DATASET EXCERPT:
========================================

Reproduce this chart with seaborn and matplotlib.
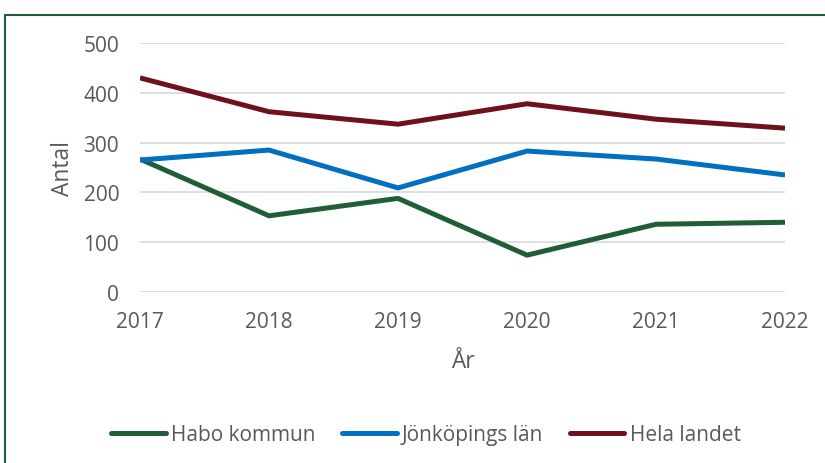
import numpy as np
import pandas as pd
import seaborn as sns
import matplotlib.pyplot as plt
from matplotlib.patches import Rectangle

years = [2017, 2018, 2019, 2020, 2021, 2022]
habo = [267, 153, 188, 74, 136, 140]
jonkoping = [265, 285, 209, 283, 267, 235]
hela_landet = [430, 362, 337, 378, 347, 329]
series_names = ['Habo kommun', 'Jönköpings län', 'Hela landet']
colors = ['#215E38', '#0070C0', '#6F111B']
yticks = [0, 100, 200, 300, 400, 500]

df = pd.DataFrame({'År': years * 3,
                   'Antal': habo + jonkoping + hela_landet,
                   'Serie': np.repeat(series_names, len(years))})

sns.set_style('white')
plt.rcParams['font.family'] = ['Open Sans', 'DejaVu Sans']

fig = plt.figure(figsize=(8.25, 4.64), dpi=100)
ax = fig.add_axes([140 / 825, 1 - 293 / 464, 645 / 825, 249 / 464])

sns.lineplot(data=df, x='År', y='Antal', hue='Serie', palette=colors,
             hue_order=series_names, linewidth=3.6, ax=ax, legend=False,
             solid_capstyle='butt')

ax.set_xlim(2017, 2022)
ax.set_ylim(0, 500)
ax.set_yticks(yticks)
ax.set_xticks(years)
ax.grid(axis='y', color='#D9D9D9', linewidth=1.2)
ax.set_axisbelow(True)
for s in ax.spines.values():
    s.set_visible(False)
ax.tick_params(axis='both', length=0, labelsize=15, labelcolor='#595959')
ax.tick_params(axis='y', pad=15)
ax.tick_params(axis='x', pad=14)
ax.set_xlabel('År', fontsize=16.4, color='#595959', labelpad=12)
ax.set_ylabel('Antal', fontsize=16.4, color='#595959', labelpad=6)

handles = [plt.Line2D([], [], color=c, linewidth=3.6, solid_capstyle='round') for c in colors]
fig.legend(handles, series_names, loc='center', bbox_to_anchor=(426 / 825, 1 - 436 / 464),
           ncol=3, frameon=False, fontsize=15, labelcolor='#595959',
           handlelength=2.6, handletextpad=0.25, columnspacing=1.3)

fig.patches.append(Rectangle((5 / 825, -0.05), 1.1, 1 - 16 / 464 + 0.05, transform=fig.transFigure,
                             fill=False, edgecolor='#215E38', linewidth=1.5))

plt.savefig('out.png', dpi=100)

========================================

THE PROBLEM: Output the data exactly. Pictures don't belong in the result.

ANSWER TO THE EXERCISE:
Reproduce this chart with seaborn and matplotlib.
import numpy as np
import pandas as pd
import seaborn as sns
import matplotlib.pyplot as plt
from matplotlib.patches import Rectangle

years = [2017, 2018, 2019, 2020, 2021, 2022]
habo = [267, 153, 188, 74, 136, 140]
jonkoping = [265, 285, 209, 283, 267, 235]
hela_landet = [430, 362, 337, 378, 347, 329]
series_names = ['Habo kommun', 'Jönköpings län', 'Hela landet']
colors = ['#215E38', '#0070C0', '#6F111B']
yticks = [0, 100, 200, 300, 400, 500]

df = pd.DataFrame({'År': years * 3,
                   'Antal': habo + jonkoping + hela_landet,
                   'Serie': np.repeat(series_names, len(years))})

sns.set_style('white')
plt.rcParams['font.family'] = ['Open Sans', 'DejaVu Sans']

fig = plt.figure(figsize=(8.25, 4.64), dpi=100)
ax = fig.add_axes([140 / 825, 1 - 293 / 464, 645 / 825, 249 / 464])

sns.lineplot(data=df, x='År', y='Antal', hue='Serie', palette=colors,
             hue_order=series_names, linewidth=3.6, ax=ax, legend=False,
             solid_capstyle='butt')

ax.set_xlim(2017, 2022)
ax.set_ylim(0, 500)
ax.set_yticks(yticks)
ax.set_xticks(years)
ax.grid(axis='y', color='#D9D9D9', linewidth=1.2)
ax.set_axisbelow(True)
for s in ax.spines.values():
    s.set_visible(False)
ax.tick_params(axis='both', length=0, labelsize=15, labelcolor='#595959')
ax.tick_params(axis='y', pad=15)
ax.tick_params(axis='x', pad=14)
ax.set_xlabel('År', fontsize=16.4, color='#595959', labelpad=12)
ax.set_ylabel('Antal', fontsize=16.4, color='#595959', labelpad=6)

handles = [plt.Line2D([], [], color=c, linewidth=3.6, solid_capstyle='round') for c in colors]
fig.legend(handles, series_names, loc='center', bbox_to_anchor=(426 / 825, 1 - 436 / 464),
           ncol=3, frameon=False, fontsize=15, labelcolor='#595959',
           handlelength=2.6, handletextpad=0.25, columnspacing=1.3)

fig.patches.append(Rectangle((5 / 825, -0.05), 1.1, 1 - 16 / 464 + 0.05, transform=fig.transFigure,
                             fill=False, edgecolor='#215E38', linewidth=1.5))

plt.savefig('out.png', dpi=100)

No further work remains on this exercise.